Instead of building square meters, let’s organize front doors

By Sybren Bosch,
on 05 October 2022

We have a housing shortage in the Netherlands, according to an increasing number of sources. Minister Hugo de Jonge calls it a ‘housing crisis’, in particular for young people and refugees with a temporary asylum residence permit. The word ‘crisis’ seems to be the justification for building homes that this group needs in the short term. But isn’t the creation of a stock of suitable housing something that requires a long-term perspective? And by taking this crisis approach, won’t we be building houses that are destined to stand vacant in the future?

I believe we are looking too unilaterally at the housing shortage in the Netherlands. We’re mainly looking at the construction of new buildings, and only to a limited extent at making better use of existing ones, including by splitting up larger homes. In the National Housing Programme, the word ‘split’ (splitsing in Dutch) appears seven times, compared to 481 mentions of the word ‘build’ (bouw in Dutch).

There’s already a lot of living space in the Netherlands

We live in big spaces in the Netherlands, with an average of more than 142 m2 per home and 65 m2 per inhabitant. It should be noted, though, that the living areas per person differ enormously, as do the associated costs. Students live in less than 10 m2 (for many hundreds of euros), while the elderly have an average of more than 100 m2 at their disposal (sometimes almost for free, because they have paid off their mortgage).

These Dutch living areas are large compared to those of other countries in North-West Europe. The countries with the biggest living space per person include Belgium (57.8 m2) and Denmark (53.8 m2), with living areas of about 10 m2 per person smaller than the Netherlands. Then come Germany (45.9 m2) and Finland (40.5 m2), with considerably smaller living areas.

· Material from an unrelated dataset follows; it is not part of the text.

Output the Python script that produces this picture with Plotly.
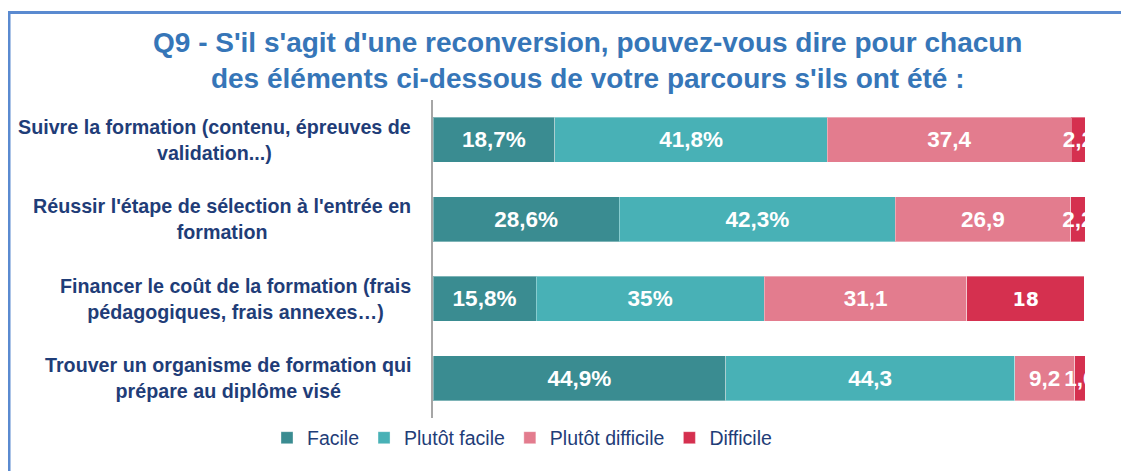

The existing stock could be put to better use

The current stock of existing homes could be used much more effectively. An analysis by Springco Urban Analytics shows that, theoretically, the existing housing could accommodate an additional 3 million people. They arrived at this conclusion by looking at the average living space per household size, compared to the space in which those households currently live. At the moment, those using the most space are empty nesters – parents whose children have left home – and seniors. Indeed, municipalities say the biggest cause of the housing crisis is the inadequate flow-through of this group to smaller housing.

In my own surroundings, I hear from many people in this group that they are looking for a smaller home, but simply cannot find one. If there were a larger supply of apartments available for this group, many young people (and refugees) could move into the single-family homes that would become available when they moved.

Figure labels:

Figure 1 | Number of people living in areas that are suitable, too big and too small (by household age) – source: EDM, BAG 2020

Current production: mostly single-family homes

At the same time, we are still building more single-family homes than apartments in the Netherlands, according to figures from the EIB (for 2019). In 2019, we built more than 43,000 single-family homes, compared to just under 28,000 apartments. In addition, as Follow the Money recently showed, the political lobby is focused on building in rural areas, where developers have major commercial interests. And those outlying areas are particularly suitable for… single-family homes.


The construction of single-family homes follows the current demand from home seekers. We don’t dare to focus on constructing apartments (especially for seniors), which would get the flow going and provide everyone a suitable living environment. Building all those new homes – especially when construction is scaled up – leads to considerable use of materials, and it has a major environmental impact. And on top of that comes the energy consumption from heating all those extra square meters.

The current way of building creates dilemmas for the sustainability objectives related to climate and the circular economy. Based on 1200-1300 kg of material per m2 gross floor area (GFA), which currently mainly consists of concrete, steel and brick, Metabolic estimates that annual new construction (in 2019) would lead to around €362 million in environmental costs (ECO). These are costs that must be incurred to restore the climate, nature and other ecosystems as a result of the negative impact.

Solution: move our focus from ‘square meters’ to ‘front doors’

In order to work effectively to solve the housing crisis, it’s therefore important that we talk less about building houses and more about solving the housing shortage. This means we’ll look for solutions that are much broader than building new homes based on the current demand from home seekers.

Based on the above analysis, I propose three possible solutions:


  1. Better use of existing homes, whereby we’ll work actively on tax schemes that encourage cohabitation and promote flow-through (see #3). This would reduce the number of square meters required per inhabitant.
  2. More effective use of existing living space, whereby we divide larger homes to create more front doors (and therefore more homes) within the current living space.
  3. Building homes based on the total stock, taking into account what the additional needs are across the entire housing stock. With this, we could build more apartments, so that empty nesters could move, releasing single-family homes for young families.

In summary, instead of thinking in terms of ‘square meters,’ I advocate for thinking in terms of ‘front doors.’ After all, if we created more front doors within the existing number of square meters, we would need to build less and use less material, and we would avoid the additional energy demand. Not only would this mean removing production pressure from the construction sector and politicians, we would also be creating a building stock to fit our future needs.